**Task directions:**
Pictures stay out of this copy, which runs from the first line of the material through the line containing "const svg = d3.select('#chart');".

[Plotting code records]
========================================

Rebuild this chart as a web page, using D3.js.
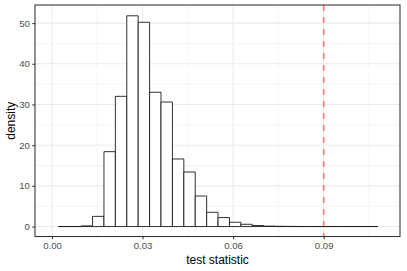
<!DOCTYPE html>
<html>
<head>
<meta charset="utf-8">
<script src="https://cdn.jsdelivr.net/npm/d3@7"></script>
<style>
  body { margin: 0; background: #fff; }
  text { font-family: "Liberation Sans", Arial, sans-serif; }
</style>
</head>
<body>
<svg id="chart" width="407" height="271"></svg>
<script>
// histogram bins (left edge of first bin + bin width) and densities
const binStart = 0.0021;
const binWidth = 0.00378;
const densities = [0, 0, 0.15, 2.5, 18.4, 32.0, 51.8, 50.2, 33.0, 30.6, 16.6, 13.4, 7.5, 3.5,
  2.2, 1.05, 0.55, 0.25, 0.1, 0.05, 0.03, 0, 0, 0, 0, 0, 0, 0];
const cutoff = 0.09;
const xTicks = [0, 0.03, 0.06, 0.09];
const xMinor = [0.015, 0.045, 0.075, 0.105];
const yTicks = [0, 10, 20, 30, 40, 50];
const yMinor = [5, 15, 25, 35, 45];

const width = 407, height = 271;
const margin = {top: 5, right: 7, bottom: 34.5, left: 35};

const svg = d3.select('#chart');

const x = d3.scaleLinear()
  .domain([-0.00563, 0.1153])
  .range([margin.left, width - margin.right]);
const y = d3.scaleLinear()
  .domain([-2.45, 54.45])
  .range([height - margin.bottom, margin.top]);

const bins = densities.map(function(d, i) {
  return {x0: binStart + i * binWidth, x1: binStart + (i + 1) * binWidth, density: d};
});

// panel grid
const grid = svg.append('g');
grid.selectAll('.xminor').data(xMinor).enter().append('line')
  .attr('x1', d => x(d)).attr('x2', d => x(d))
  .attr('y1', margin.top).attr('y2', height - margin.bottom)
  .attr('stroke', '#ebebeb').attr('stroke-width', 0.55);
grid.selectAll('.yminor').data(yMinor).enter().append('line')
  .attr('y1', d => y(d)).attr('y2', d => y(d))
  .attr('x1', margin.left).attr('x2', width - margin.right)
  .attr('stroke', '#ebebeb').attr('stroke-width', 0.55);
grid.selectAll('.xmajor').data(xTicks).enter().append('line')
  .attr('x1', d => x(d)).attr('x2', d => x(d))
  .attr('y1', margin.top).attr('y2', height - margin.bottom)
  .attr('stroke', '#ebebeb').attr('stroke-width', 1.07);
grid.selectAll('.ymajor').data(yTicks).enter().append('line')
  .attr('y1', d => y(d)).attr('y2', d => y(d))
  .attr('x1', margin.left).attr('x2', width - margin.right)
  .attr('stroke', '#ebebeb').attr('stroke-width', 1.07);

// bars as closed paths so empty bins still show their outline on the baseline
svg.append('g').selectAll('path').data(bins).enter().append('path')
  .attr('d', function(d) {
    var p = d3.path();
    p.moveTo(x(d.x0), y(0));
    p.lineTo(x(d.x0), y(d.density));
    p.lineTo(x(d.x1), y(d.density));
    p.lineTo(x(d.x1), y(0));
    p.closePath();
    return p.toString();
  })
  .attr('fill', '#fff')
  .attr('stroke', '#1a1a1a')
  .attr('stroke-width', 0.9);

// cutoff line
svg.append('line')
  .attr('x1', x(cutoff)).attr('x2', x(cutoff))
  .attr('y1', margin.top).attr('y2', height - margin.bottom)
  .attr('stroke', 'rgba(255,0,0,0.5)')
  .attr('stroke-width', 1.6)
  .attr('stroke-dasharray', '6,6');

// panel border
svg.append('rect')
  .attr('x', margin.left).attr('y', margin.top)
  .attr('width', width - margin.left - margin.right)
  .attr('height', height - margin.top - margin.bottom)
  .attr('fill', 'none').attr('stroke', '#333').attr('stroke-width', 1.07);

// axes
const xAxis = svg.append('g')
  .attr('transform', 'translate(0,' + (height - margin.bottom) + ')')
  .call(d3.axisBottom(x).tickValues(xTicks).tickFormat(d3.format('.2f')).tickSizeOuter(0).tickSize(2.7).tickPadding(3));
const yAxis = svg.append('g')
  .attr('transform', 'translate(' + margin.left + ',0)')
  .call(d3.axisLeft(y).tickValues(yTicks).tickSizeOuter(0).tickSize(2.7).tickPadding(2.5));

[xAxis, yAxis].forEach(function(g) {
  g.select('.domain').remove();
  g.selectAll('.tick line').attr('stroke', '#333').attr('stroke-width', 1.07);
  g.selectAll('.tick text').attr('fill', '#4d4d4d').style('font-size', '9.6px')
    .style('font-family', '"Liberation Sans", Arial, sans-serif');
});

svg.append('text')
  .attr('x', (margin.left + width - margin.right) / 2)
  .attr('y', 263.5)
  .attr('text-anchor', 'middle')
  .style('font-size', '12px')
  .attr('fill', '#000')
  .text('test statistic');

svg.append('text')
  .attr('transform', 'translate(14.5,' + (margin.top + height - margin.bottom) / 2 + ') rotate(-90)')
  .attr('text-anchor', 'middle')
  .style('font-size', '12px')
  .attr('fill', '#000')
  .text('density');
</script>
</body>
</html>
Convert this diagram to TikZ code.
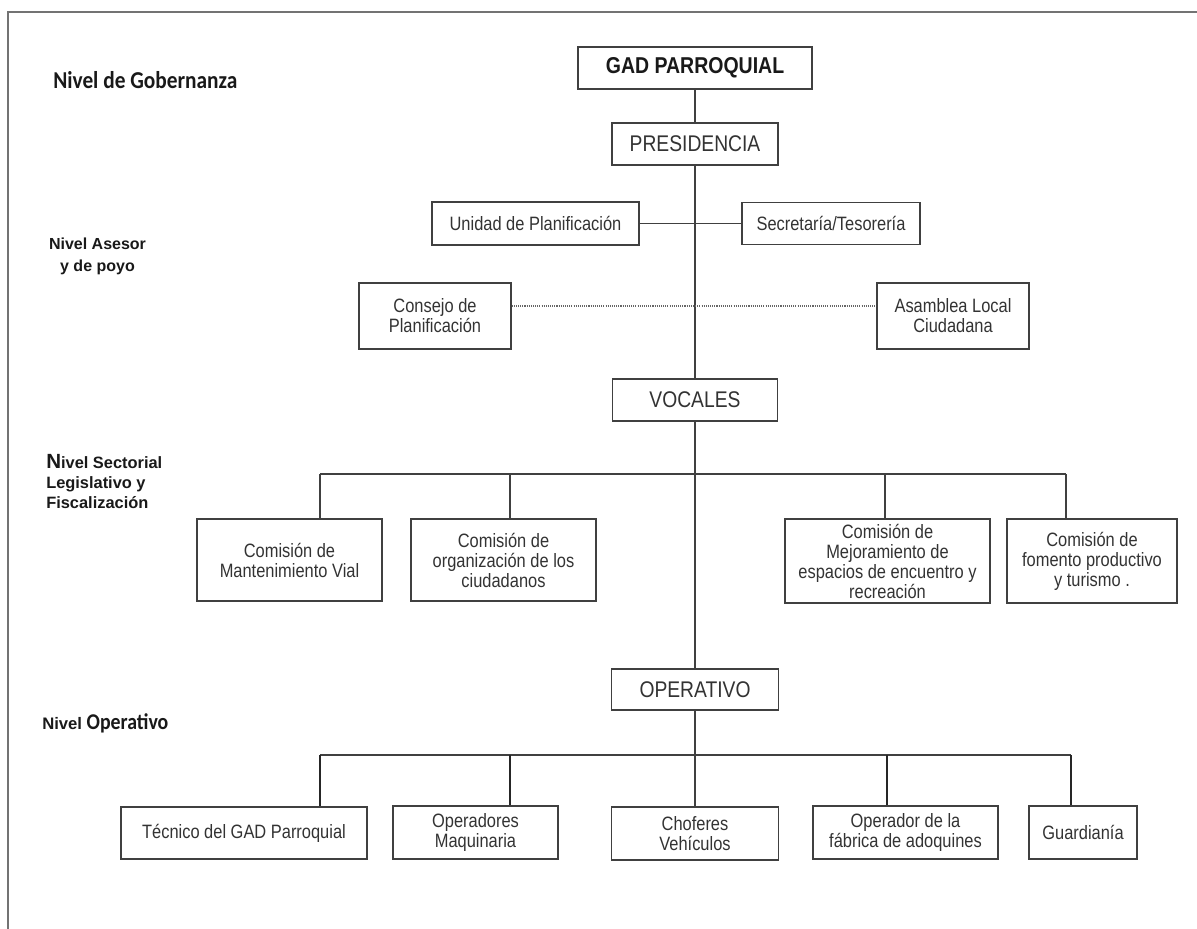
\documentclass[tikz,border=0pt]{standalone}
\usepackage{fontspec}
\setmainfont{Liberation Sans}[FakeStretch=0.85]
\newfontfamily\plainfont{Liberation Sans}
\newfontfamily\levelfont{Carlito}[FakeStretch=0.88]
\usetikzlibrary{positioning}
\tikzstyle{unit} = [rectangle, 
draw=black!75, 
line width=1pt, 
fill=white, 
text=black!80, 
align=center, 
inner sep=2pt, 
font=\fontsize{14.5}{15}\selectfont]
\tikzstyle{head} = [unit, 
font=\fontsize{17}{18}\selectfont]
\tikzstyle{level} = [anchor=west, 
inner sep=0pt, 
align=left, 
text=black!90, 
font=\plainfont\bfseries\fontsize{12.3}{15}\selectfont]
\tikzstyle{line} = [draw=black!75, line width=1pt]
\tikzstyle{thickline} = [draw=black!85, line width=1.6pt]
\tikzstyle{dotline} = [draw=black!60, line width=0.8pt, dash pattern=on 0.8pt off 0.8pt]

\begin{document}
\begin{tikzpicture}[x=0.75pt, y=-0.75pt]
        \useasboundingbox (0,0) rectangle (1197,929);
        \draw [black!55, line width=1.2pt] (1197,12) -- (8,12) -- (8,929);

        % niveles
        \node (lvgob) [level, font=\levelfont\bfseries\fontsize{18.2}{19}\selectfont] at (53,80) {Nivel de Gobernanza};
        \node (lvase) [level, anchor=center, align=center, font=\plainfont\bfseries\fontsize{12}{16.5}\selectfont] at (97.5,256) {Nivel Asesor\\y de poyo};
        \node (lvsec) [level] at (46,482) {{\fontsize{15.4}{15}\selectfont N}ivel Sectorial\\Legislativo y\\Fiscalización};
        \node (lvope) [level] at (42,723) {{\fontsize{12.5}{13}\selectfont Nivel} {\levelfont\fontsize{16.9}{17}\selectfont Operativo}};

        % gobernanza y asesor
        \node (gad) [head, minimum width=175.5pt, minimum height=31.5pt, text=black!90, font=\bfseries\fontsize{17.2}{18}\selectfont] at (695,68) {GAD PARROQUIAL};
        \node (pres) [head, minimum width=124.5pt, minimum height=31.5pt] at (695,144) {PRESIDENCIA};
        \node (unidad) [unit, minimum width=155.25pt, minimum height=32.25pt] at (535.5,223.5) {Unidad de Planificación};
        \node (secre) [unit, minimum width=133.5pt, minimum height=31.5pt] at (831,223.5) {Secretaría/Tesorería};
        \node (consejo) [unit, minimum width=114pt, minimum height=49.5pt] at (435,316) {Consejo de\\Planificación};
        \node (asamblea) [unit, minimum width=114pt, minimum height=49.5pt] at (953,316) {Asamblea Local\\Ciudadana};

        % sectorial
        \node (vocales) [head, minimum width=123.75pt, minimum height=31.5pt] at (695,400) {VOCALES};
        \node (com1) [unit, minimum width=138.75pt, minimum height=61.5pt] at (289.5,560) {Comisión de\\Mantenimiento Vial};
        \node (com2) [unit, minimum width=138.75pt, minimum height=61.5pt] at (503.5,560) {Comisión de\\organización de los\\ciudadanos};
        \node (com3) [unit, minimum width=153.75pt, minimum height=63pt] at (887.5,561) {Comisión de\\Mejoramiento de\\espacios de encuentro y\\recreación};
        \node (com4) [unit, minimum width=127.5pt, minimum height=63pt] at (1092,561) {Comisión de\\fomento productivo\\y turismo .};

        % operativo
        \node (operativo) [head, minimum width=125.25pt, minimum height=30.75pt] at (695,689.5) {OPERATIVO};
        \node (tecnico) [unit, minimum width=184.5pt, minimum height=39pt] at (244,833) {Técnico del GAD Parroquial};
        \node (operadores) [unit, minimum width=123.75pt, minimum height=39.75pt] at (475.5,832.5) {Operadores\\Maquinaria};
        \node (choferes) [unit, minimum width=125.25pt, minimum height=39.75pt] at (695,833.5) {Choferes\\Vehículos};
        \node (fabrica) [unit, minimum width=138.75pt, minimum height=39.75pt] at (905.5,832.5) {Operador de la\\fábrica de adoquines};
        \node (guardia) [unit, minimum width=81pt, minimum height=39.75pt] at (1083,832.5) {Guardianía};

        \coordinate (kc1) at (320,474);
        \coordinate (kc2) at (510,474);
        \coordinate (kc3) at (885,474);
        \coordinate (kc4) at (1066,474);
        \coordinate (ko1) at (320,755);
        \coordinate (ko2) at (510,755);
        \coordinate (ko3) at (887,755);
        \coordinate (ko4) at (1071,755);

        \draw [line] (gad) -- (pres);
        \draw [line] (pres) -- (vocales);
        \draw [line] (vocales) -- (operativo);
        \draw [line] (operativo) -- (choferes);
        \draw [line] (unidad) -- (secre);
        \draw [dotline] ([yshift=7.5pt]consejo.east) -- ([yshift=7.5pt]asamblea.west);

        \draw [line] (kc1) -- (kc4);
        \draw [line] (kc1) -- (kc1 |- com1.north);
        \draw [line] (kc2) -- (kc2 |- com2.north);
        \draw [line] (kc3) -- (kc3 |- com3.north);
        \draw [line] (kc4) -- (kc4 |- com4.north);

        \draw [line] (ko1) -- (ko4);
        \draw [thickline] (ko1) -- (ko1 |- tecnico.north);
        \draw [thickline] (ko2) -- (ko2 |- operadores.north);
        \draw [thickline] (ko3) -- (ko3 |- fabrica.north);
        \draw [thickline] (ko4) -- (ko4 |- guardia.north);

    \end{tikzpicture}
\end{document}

========================================

**Output below:**
Rebuild this chart as a web page, using D3.js.
<!DOCTYPE html>
<html>
<head>
<meta charset="utf-8">
<script src="https://cdn.jsdelivr.net/npm/d3@7"></script>
<style>
  body { margin: 0; background: #fff; }
  text { font-family: "Liberation Sans", Arial, sans-serif; }
</style>
</head>
<body>
<svg id="chart" width="407" height="271"></svg>
<script>
// histogram bins (left edge of first bin + bin width) and densities
const binStart = 0.0021;
const binWidth = 0.00378;
const densities = [0, 0, 0.15, 2.5, 18.4, 32.0, 51.8, 50.2, 33.0, 30.6, 16.6, 13.4, 7.5, 3.5,
  2.2, 1.05, 0.55, 0.25, 0.1, 0.05, 0.03, 0, 0, 0, 0, 0, 0, 0];
const cutoff = 0.09;
const xTicks = [0, 0.03, 0.06, 0.09];
const xMinor = [0.015, 0.045, 0.075, 0.105];
const yTicks = [0, 10, 20, 30, 40, 50];
const yMinor = [5, 15, 25, 35, 45];

const width = 407, height = 271;
const margin = {top: 5, right: 7, bottom: 34.5, left: 35};

const svg = d3.select('#chart');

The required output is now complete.